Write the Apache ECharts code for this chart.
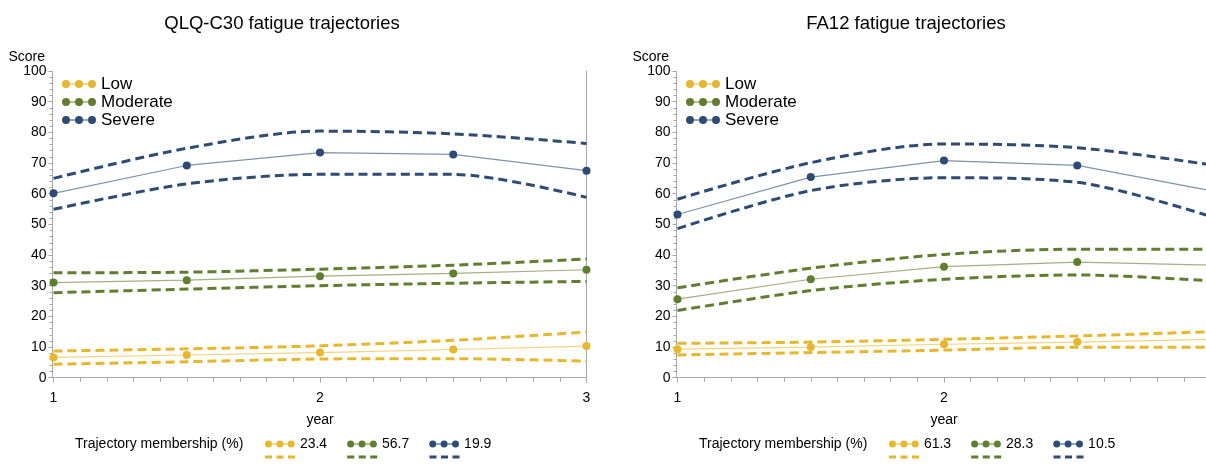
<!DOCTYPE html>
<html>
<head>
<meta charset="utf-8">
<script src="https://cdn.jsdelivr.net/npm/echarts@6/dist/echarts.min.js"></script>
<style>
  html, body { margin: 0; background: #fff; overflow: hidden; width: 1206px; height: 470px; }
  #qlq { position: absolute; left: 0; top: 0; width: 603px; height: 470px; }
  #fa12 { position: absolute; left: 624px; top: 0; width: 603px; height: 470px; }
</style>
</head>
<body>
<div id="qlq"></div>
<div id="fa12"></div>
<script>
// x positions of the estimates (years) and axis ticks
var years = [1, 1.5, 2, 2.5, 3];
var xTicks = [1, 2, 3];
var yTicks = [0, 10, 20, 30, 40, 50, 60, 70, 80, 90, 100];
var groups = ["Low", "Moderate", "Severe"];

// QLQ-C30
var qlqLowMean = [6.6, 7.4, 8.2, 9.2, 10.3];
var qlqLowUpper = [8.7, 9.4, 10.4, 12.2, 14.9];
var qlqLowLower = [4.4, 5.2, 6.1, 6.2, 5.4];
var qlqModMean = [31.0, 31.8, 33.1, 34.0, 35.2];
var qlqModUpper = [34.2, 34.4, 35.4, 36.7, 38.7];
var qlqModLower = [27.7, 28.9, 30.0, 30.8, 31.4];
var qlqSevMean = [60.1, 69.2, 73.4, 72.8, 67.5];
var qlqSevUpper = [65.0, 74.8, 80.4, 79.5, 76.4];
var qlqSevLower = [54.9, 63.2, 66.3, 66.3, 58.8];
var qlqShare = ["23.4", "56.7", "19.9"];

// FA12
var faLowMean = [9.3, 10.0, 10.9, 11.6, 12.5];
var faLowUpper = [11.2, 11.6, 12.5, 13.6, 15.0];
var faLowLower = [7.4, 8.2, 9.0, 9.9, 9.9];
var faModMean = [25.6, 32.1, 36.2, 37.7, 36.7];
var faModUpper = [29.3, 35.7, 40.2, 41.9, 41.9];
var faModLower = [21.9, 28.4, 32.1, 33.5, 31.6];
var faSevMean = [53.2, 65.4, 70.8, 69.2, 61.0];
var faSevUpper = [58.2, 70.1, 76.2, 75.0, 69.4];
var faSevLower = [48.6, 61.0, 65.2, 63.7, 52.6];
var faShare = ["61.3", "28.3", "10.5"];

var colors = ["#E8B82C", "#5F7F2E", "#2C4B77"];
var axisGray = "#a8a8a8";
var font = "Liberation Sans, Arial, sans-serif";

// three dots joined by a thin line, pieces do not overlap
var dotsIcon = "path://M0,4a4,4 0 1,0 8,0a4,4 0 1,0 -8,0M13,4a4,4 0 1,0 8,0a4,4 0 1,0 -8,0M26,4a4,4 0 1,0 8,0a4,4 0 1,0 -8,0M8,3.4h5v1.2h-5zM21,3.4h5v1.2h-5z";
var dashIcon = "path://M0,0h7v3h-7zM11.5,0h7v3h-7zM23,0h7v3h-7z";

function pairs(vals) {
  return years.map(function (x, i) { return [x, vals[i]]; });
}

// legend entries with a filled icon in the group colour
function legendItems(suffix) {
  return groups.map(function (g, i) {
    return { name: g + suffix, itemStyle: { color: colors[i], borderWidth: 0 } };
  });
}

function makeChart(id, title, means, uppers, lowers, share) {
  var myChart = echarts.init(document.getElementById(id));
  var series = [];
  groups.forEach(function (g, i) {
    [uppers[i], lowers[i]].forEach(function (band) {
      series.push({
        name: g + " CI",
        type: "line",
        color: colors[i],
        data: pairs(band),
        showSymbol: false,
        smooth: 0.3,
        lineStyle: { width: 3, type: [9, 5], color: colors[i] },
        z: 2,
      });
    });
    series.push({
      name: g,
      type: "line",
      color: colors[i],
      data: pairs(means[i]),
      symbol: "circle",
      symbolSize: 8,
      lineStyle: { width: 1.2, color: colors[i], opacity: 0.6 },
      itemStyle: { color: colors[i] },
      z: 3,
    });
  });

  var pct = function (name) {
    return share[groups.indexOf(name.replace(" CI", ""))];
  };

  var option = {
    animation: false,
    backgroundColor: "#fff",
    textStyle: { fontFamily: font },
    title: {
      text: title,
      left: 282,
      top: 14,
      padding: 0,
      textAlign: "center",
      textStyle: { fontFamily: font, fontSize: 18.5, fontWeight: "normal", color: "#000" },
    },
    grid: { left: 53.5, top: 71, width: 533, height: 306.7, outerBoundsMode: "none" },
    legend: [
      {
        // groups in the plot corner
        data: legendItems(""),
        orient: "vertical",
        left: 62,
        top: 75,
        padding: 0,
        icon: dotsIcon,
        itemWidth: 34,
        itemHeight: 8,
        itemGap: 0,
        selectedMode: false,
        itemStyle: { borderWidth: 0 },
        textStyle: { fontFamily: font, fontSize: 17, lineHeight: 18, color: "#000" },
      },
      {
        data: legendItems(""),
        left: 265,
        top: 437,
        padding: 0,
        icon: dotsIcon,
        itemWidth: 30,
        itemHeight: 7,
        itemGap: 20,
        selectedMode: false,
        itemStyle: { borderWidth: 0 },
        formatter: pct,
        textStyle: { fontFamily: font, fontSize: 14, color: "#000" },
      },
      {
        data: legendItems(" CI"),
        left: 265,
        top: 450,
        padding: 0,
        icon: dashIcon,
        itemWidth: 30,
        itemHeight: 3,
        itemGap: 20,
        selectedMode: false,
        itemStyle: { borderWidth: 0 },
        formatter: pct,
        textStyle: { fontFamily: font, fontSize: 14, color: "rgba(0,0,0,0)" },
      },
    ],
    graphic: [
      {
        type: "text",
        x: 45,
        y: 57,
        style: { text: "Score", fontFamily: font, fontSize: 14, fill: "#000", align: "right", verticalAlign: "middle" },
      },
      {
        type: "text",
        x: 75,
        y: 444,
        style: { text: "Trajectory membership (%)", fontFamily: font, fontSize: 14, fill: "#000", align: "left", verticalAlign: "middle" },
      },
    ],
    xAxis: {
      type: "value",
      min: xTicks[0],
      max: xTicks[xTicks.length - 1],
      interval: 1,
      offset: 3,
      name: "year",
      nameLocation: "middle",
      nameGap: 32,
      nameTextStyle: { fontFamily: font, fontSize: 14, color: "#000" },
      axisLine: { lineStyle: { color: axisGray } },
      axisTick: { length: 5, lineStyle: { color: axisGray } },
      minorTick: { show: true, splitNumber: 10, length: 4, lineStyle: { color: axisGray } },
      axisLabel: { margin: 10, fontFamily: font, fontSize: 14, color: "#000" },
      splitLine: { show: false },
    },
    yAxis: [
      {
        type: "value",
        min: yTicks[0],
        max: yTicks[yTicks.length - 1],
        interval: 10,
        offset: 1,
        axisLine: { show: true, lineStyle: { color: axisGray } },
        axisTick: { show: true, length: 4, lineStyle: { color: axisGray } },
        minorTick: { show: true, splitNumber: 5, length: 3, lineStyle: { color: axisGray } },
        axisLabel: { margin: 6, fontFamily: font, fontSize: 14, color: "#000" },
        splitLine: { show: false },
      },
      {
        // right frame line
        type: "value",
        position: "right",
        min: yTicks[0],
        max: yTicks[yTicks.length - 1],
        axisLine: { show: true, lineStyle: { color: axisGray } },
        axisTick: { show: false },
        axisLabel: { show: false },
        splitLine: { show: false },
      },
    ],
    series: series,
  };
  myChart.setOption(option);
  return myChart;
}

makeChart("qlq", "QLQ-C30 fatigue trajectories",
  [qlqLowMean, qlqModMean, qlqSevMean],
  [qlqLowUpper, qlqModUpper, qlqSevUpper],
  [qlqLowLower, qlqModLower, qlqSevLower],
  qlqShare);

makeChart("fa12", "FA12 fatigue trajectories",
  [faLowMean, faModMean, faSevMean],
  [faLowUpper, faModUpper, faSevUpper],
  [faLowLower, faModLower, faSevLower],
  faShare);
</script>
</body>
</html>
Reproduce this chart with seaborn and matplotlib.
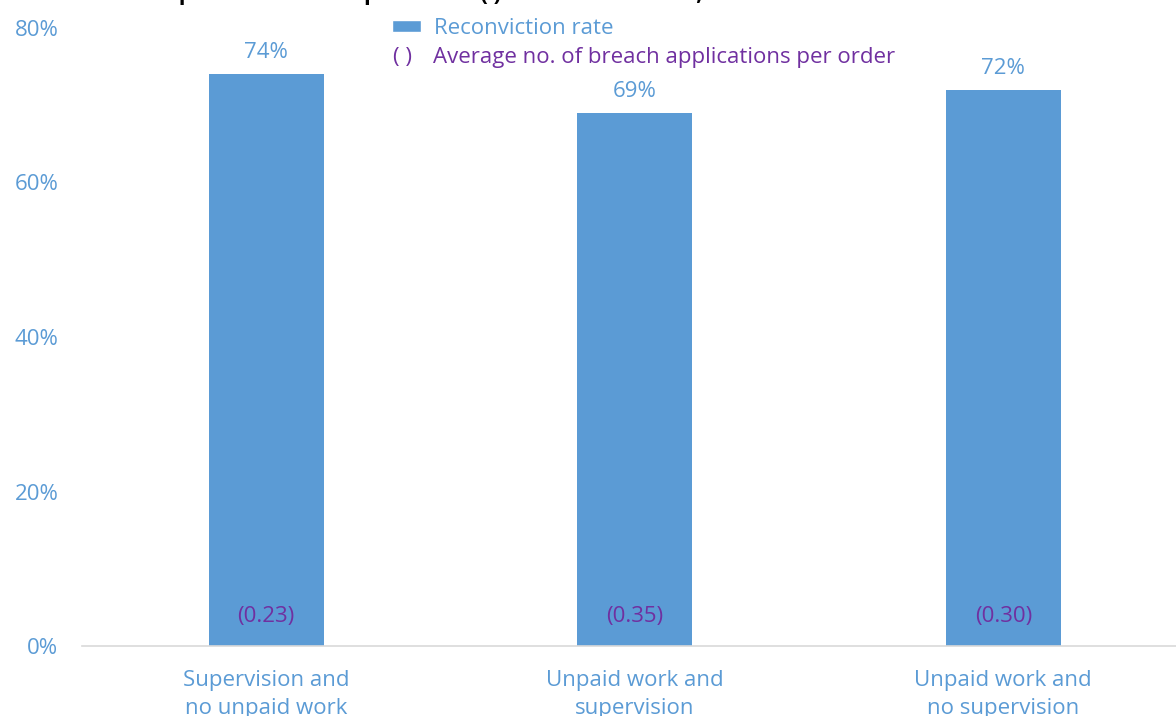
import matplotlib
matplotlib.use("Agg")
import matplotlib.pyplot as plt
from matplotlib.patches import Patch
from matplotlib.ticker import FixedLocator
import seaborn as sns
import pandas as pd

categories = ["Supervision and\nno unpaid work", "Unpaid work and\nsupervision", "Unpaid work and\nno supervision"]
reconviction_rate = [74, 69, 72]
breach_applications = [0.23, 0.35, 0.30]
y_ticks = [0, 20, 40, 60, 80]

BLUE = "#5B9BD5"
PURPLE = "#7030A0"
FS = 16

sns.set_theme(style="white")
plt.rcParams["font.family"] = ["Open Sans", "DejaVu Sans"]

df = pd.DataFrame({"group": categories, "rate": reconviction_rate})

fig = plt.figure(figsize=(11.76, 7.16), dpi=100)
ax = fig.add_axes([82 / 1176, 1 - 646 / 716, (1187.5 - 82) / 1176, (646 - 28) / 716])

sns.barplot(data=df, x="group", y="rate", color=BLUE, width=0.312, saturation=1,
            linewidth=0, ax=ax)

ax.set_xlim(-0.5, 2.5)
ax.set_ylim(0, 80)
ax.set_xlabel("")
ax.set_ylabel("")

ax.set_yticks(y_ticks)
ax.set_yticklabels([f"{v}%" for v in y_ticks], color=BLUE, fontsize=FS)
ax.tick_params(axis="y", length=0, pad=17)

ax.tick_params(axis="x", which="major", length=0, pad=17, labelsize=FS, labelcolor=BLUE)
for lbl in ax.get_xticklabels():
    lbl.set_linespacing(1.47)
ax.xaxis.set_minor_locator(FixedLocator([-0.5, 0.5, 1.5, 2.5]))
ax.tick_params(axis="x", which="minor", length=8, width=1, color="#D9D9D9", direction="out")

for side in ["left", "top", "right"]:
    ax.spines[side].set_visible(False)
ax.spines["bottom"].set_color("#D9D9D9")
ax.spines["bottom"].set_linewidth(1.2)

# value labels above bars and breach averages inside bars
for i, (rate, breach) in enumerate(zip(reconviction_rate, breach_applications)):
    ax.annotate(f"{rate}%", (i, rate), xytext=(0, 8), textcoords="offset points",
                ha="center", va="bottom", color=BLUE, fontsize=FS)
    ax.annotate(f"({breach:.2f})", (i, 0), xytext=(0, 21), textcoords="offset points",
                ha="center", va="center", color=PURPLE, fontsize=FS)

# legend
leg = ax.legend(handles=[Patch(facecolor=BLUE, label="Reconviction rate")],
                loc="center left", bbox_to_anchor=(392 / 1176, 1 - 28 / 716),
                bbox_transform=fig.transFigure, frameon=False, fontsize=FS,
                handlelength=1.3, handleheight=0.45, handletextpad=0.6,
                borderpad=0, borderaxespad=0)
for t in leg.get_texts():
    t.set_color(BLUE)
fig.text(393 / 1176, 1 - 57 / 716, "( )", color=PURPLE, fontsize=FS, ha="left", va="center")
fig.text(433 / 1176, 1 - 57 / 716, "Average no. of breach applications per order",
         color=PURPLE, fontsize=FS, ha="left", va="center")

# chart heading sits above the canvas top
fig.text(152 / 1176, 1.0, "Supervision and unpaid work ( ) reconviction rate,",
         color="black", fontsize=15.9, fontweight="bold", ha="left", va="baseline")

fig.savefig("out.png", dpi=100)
== == ==
§ Task directions:
Keep to the stretch from the line containing "Reproduce this chart" through the line containing "linewidth=0, ax=ax)", both ends included, and copy it exactly from the listing above, minus the pictures.

§ Expected output:
Reproduce this chart with seaborn and matplotlib.
import matplotlib
matplotlib.use("Agg")
import matplotlib.pyplot as plt
from matplotlib.patches import Patch
from matplotlib.ticker import FixedLocator
import seaborn as sns
import pandas as pd

categories = ["Supervision and\nno unpaid work", "Unpaid work and\nsupervision", "Unpaid work and\nno supervision"]
reconviction_rate = [74, 69, 72]
breach_applications = [0.23, 0.35, 0.30]
y_ticks = [0, 20, 40, 60, 80]

BLUE = "#5B9BD5"
PURPLE = "#7030A0"
FS = 16

sns.set_theme(style="white")
plt.rcParams["font.family"] = ["Open Sans", "DejaVu Sans"]

df = pd.DataFrame({"group": categories, "rate": reconviction_rate})

fig = plt.figure(figsize=(11.76, 7.16), dpi=100)
ax = fig.add_axes([82 / 1176, 1 - 646 / 716, (1187.5 - 82) / 1176, (646 - 28) / 716])

sns.barplot(data=df, x="group", y="rate", color=BLUE, width=0.312, saturation=1,
            linewidth=0, ax=ax)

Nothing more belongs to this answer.